Ed è proprio nel capoluogo del Nord Kivu che la situazione si sta aggravando di ora in ora. Le milizie dell'M23 stanno attaccando la città per sfondare a Est verso la regione di Tshopo. L'esercito congolese, armato da Usa e Belgio, e rafforzato da 1.600 mercenari, si trova in grossa difficoltà e persino il sostegno dei caschi blu dell'Onu non sembra efficace a frenare la furia dei miliziani filo-rwandesi che hanno anche preso possesso dell'aeroporto internazionale di Goma. Al momento i morti accertati sarebbero oltre cento, i feriti almeno un migliaio. La Croce Rossa internazionale ha lanciato un appello al governo di Kinshasa affinché mobiliti ulteriori soldati a difesa del laboratorio Rodolphe Merieux, dove sono custoditi i campioni di Ebola e Marburg. Un proiettile o un raid di persone armate potrebbe liberare i virus letali con conseguenze inimmaginabili. Le ong dal canto loro parlano di migliaia di persone in fuga, di esecuzioni sommarie e di stupri perpetrati dai ribelli. La situazione umanitaria è deplorevole: è stato bombardato addirittura il reparto di neonatologia dell'ospedale generale Charité Maternelle che ha causato la morte di quattro neonati.

Il terzo fronte si è aperto a sorpresa a Rubavu, all'interno del territorio rwandese. La città, assieme alle vicine Kanama e Gisenyi, è stata colpita da missili terra-aria, in parte abbattuti dalla contraerea di fabbricazione cinese. Ci sono 5 vittime. Tutto questo sta accadendo, lo ricordiamo, allo scopo di ottenere una sorta di esclusiva sui giacimenti di coltan, diamanti e oro del Nord Kivu, con la «sponsorizzazione» in armi di Usa e Belgio per il Congo, e Russia e Cina per il Rwanda.

In ambito diplomatico il presidente sudafricano Cyril Ramaphosa ha conferito ieri con l'omologo del Rwanda Paul Kagame, per discutere sulle violenze in corso.
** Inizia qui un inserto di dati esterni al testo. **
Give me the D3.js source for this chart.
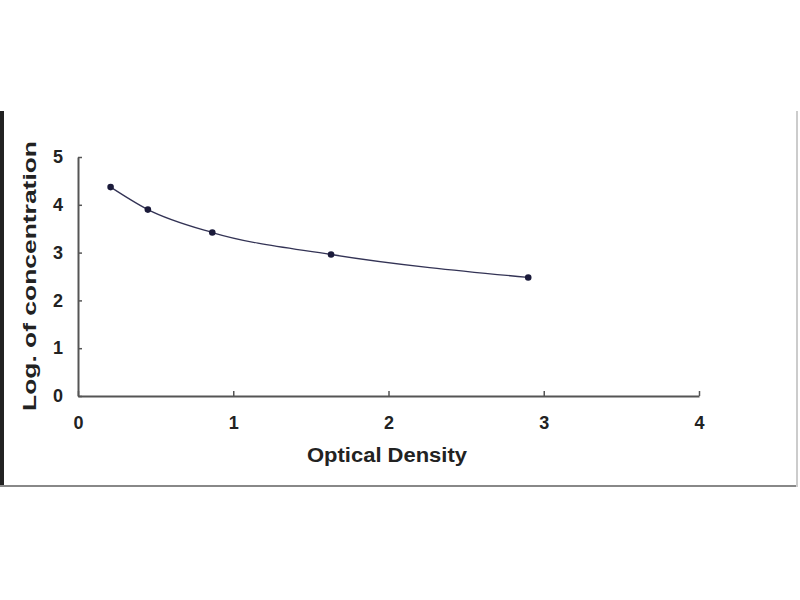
<!DOCTYPE html>
<html>
<head>
<meta charset="utf-8">
<script src="https://cdn.jsdelivr.net/npm/d3@7"></script>
<style>
body { margin: 0; background: #fff; }
svg { display: block; }
</style>
</head>
<body>
<script>
var odValues = [0.21, 0.45, 0.865, 1.63, 2.90];
var logConc = [4.37, 3.90, 3.42, 2.96, 2.48];
var xTicks = [0, 1, 2, 3, 4];
var yTicks = [0, 1, 2, 3, 4, 5];

var W = 800, H = 600;
var font = "Liberation Sans, Arial, sans-serif";
var svg = d3.select("body").append("svg").attr("width", W).attr("height", H);

// frame
svg.append("line").attr("x1", 2).attr("y1", 111).attr("x2", 2).attr("y2", 487)
    .attr("stroke", "#222").attr("stroke-width", 4);
svg.append("line").attr("x1", 0).attr("y1", 486).attr("x2", 798).attr("y2", 486)
    .attr("stroke", "#888").attr("stroke-width", 2);
svg.append("line").attr("x1", 797).attr("y1", 111).attr("x2", 797).attr("y2", 487)
    .attr("stroke", "#ccc").attr("stroke-width", 2);

var x = d3.scaleLinear().domain([0, 4]).range([78, 699]);
var y = d3.scaleLinear().domain([0, 5]).range([396, 157]);

var xAxis = svg.append("g").attr("transform", "translate(0," + y(0) + ")")
    .call(d3.axisBottom(x).tickValues(xTicks).tickFormat(d3.format("d"))
        .tickSize(-5).tickPadding(20).tickSizeOuter(0));
var yAxis = svg.append("g").attr("transform", "translate(" + x(0) + ",0)")
    .call(d3.axisLeft(y).tickValues(yTicks).tickFormat(d3.format("d"))
        .tickSize(-4).tickPadding(15).tickSizeOuter(0));

[xAxis, yAxis].forEach(function (a) {
    a.select(".domain").attr("stroke", "#555").attr("stroke-width", 2);
    a.selectAll(".tick line").attr("stroke", "#555").attr("stroke-width", 1.5);
    a.selectAll(".tick text")
        .attr("font-family", font).attr("font-weight", "bold")
        .attr("font-size", 18).attr("fill", "#222");
});

var pts = odValues.map(function (d, i) { return [d, logConc[i]]; });

var line = d3.line()
    .x(function (d) { return x(d[0]); })
    .y(function (d) { return y(d[1]); })
    .curve(d3.curveMonotoneX);

svg.append("path").datum(pts).attr("d", line)
    .attr("fill", "none").attr("stroke", "#333355").attr("stroke-width", 1.3);

svg.selectAll("circle.pt").data(pts).enter().append("circle")
    .attr("class", "pt")
    .attr("cx", function (d) { return x(d[0]); })
    .attr("cy", function (d) { return y(d[1]); })
    .attr("r", 3.3)
    .attr("fill", "#1a1a3a");

svg.append("text")
    .attr("x", 387).attr("y", 462)
    .attr("text-anchor", "middle")
    .attr("font-family", font)
    .attr("font-weight", "bold").attr("font-size", 20).attr("fill", "#222")
    .attr("textLength", 160).attr("lengthAdjust", "spacingAndGlyphs")
    .text("Optical Density");

svg.append("text")
    .attr("transform", "translate(36,276) rotate(-90)")
    .attr("text-anchor", "middle")
    .attr("font-family", font)
    .attr("font-weight", "bold").attr("font-size", 19).attr("fill", "#222")
    .attr("textLength", 270).attr("lengthAdjust", "spacingAndGlyphs")
    .text("Log. of concentration");
</script>
</body>
</html>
Il governo kenyota ha annunciato che Kagame e il presidente congolese Felix Tshisekedi parteciperanno oggi a Nairobi a un summit di crisi sul conflitto. Ieri intanto a New York si è svolto il secondo vertice in appena tre giorni del Consiglio di Sicurezza dell'Onu che ripropone il presidente dell'Angola Joao Lourenço come mediatore.